* [Directions]:
Copy down every line where the string "this" shows up.

* [Source data]:
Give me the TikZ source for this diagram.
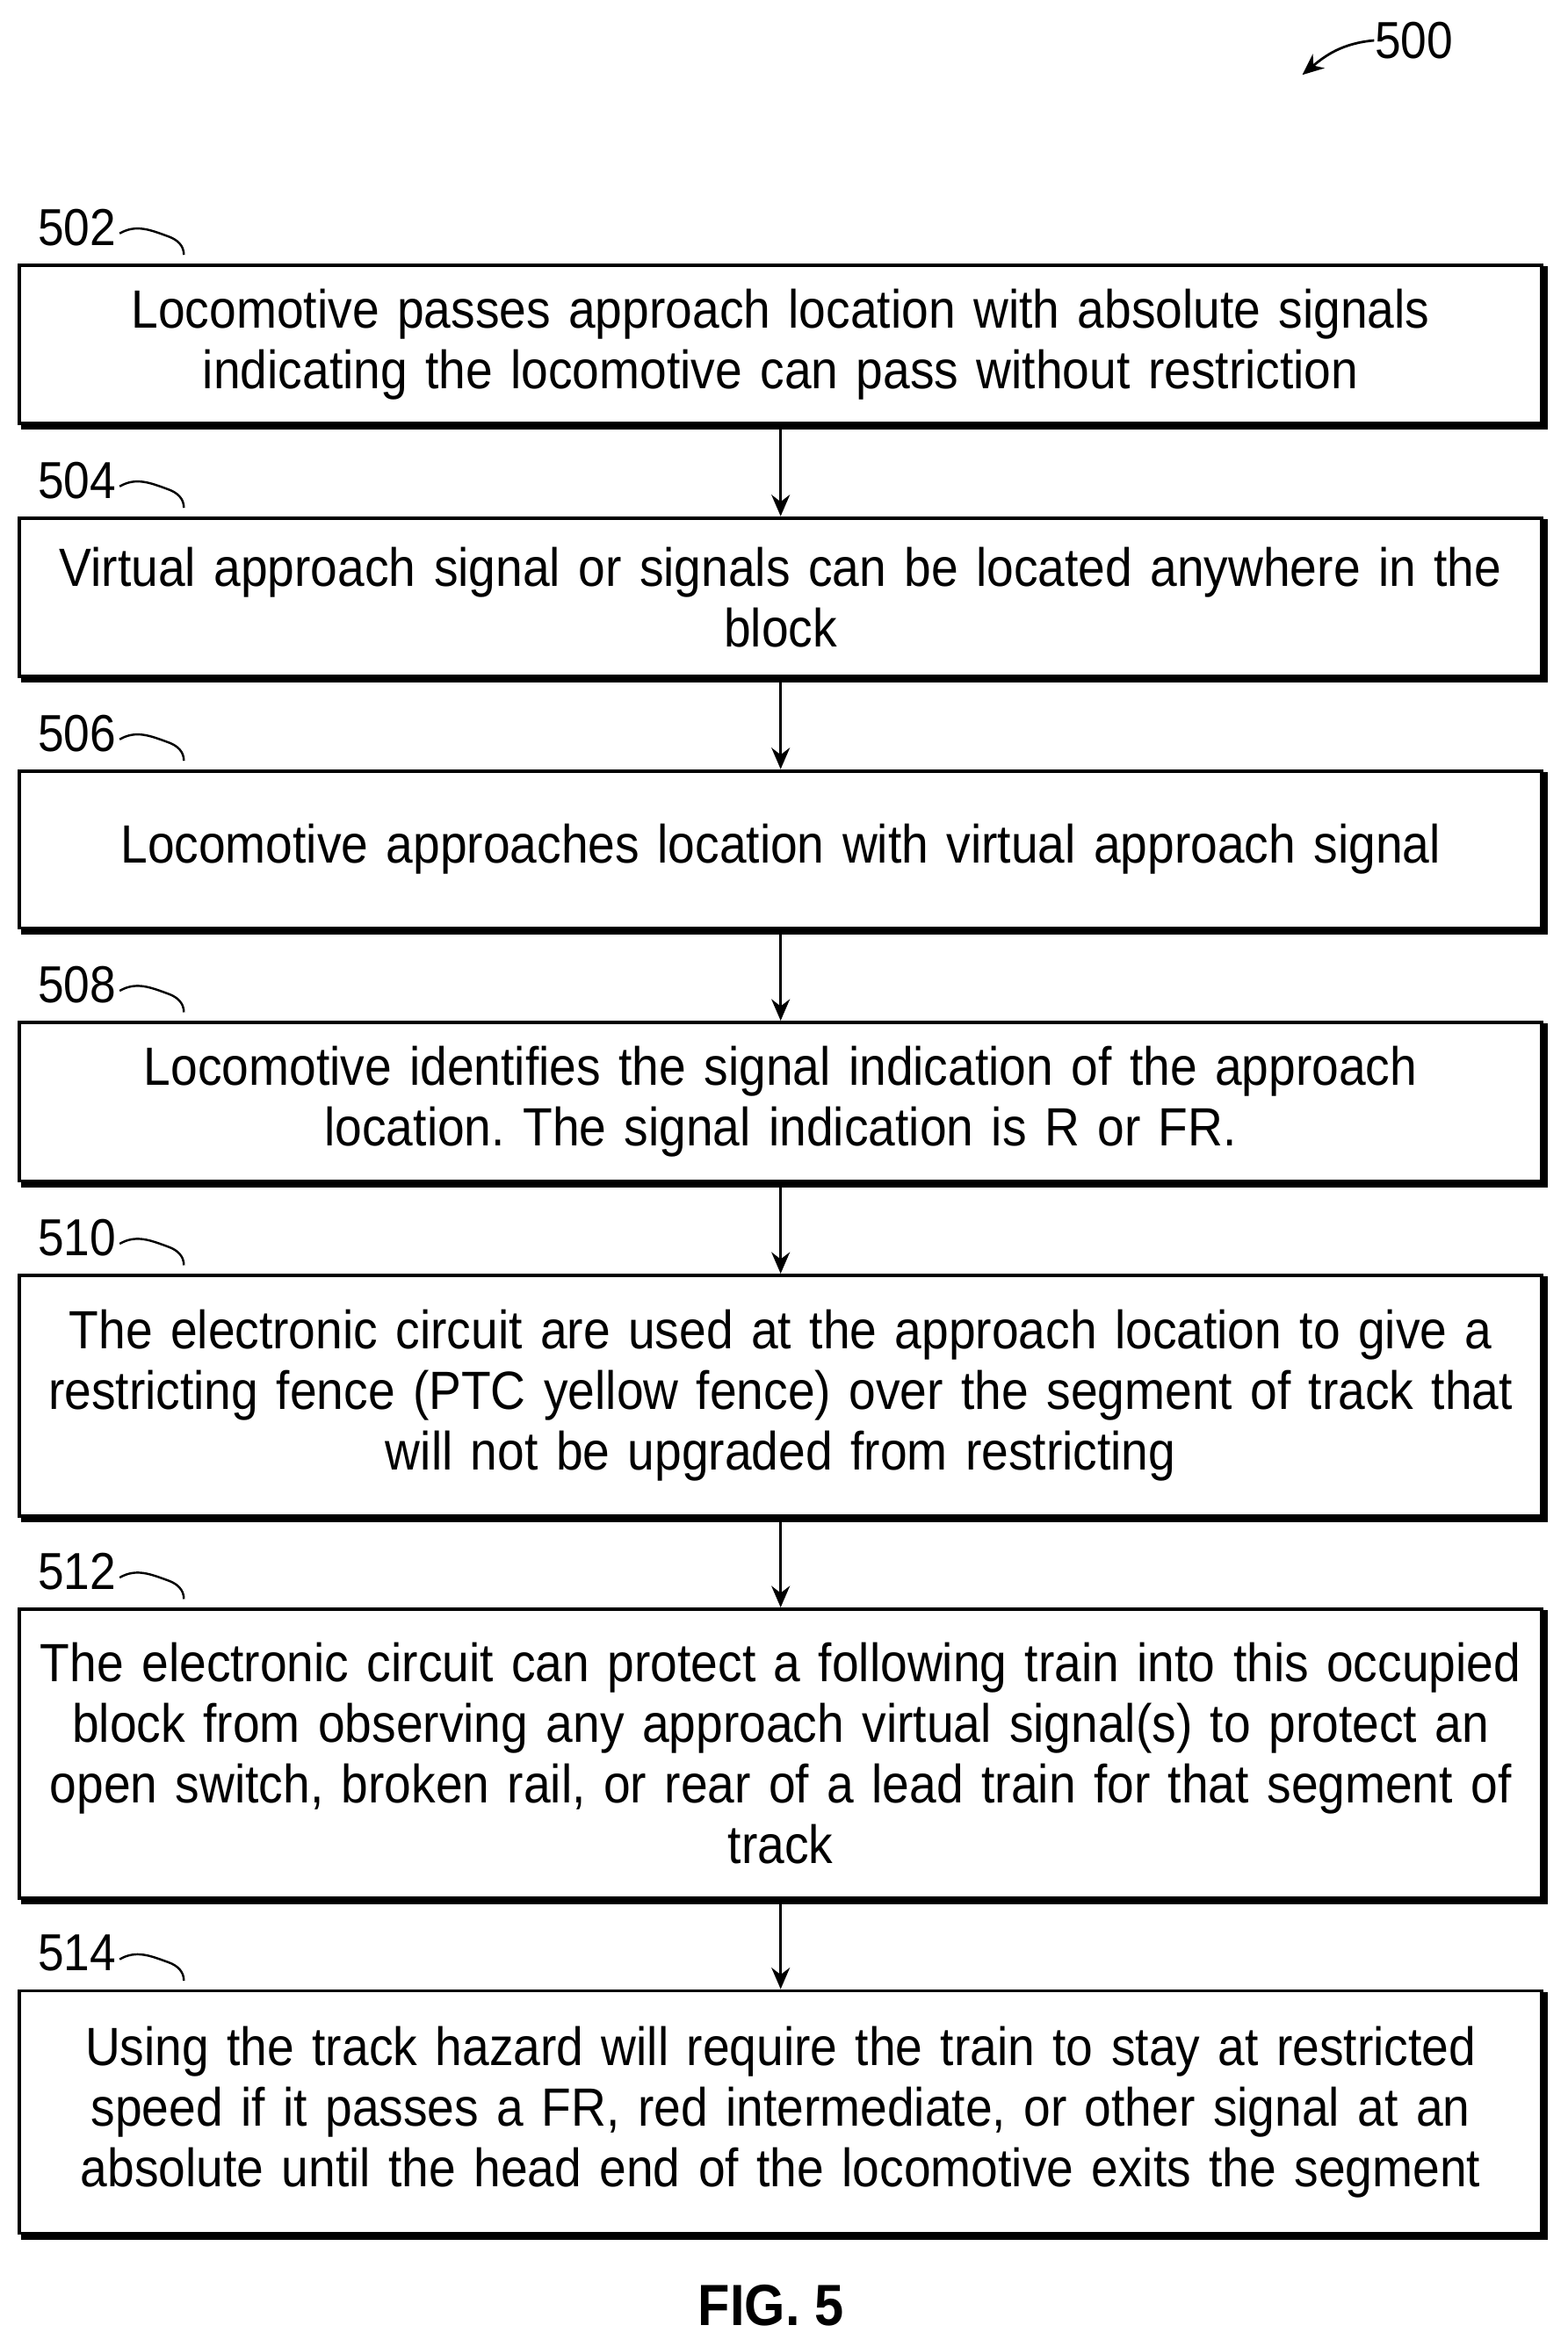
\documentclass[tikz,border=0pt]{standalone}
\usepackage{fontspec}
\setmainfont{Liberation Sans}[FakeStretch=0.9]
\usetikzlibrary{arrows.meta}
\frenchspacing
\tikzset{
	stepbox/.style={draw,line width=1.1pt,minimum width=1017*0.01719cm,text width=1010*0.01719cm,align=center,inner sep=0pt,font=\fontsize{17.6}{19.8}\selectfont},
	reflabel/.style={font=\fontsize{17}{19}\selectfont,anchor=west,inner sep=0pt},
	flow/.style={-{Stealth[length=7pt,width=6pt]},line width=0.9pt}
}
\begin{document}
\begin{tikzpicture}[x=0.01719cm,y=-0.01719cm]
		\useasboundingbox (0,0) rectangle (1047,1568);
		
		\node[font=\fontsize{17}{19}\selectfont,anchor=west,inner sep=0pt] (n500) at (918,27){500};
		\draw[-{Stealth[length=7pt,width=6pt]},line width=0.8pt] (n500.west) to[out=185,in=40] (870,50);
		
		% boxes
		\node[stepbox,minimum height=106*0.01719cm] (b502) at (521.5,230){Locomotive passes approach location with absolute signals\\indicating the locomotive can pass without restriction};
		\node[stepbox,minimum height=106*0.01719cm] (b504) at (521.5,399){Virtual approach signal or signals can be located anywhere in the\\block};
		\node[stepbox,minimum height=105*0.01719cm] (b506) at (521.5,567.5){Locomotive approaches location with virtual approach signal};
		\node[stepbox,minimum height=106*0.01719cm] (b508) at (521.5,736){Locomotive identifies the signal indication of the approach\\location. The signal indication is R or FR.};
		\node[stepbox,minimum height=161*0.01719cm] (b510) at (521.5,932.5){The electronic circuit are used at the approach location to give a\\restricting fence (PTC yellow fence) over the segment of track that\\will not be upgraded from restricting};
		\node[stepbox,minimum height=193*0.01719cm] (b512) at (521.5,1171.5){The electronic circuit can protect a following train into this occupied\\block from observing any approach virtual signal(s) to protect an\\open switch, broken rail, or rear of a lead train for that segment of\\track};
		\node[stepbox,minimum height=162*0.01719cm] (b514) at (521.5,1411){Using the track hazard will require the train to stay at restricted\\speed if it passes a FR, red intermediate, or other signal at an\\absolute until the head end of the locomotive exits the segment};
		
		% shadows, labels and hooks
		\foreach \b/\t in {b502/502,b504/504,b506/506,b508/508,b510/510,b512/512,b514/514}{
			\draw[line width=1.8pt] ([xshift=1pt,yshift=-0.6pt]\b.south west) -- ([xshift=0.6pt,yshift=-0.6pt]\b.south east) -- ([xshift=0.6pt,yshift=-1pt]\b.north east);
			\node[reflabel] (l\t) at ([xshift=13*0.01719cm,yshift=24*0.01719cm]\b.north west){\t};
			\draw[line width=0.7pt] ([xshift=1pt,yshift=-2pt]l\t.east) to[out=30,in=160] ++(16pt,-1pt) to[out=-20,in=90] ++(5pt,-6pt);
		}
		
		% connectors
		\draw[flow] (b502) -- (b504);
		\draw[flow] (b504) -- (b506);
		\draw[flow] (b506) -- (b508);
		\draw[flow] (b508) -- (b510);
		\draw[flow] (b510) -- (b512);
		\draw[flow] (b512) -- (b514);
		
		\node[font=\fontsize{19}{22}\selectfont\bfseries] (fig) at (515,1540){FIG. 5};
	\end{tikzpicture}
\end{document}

* [Problem solution]:
Give me the TikZ source for this diagram.
		\node[stepbox,minimum height=193*0.01719cm] (b512) at (521.5,1171.5){The electronic circuit can protect a following train into this occupied\\block from observing any approach virtual signal(s) to protect an\\open switch, broken rail, or rear of a lead train for that segment of\\track};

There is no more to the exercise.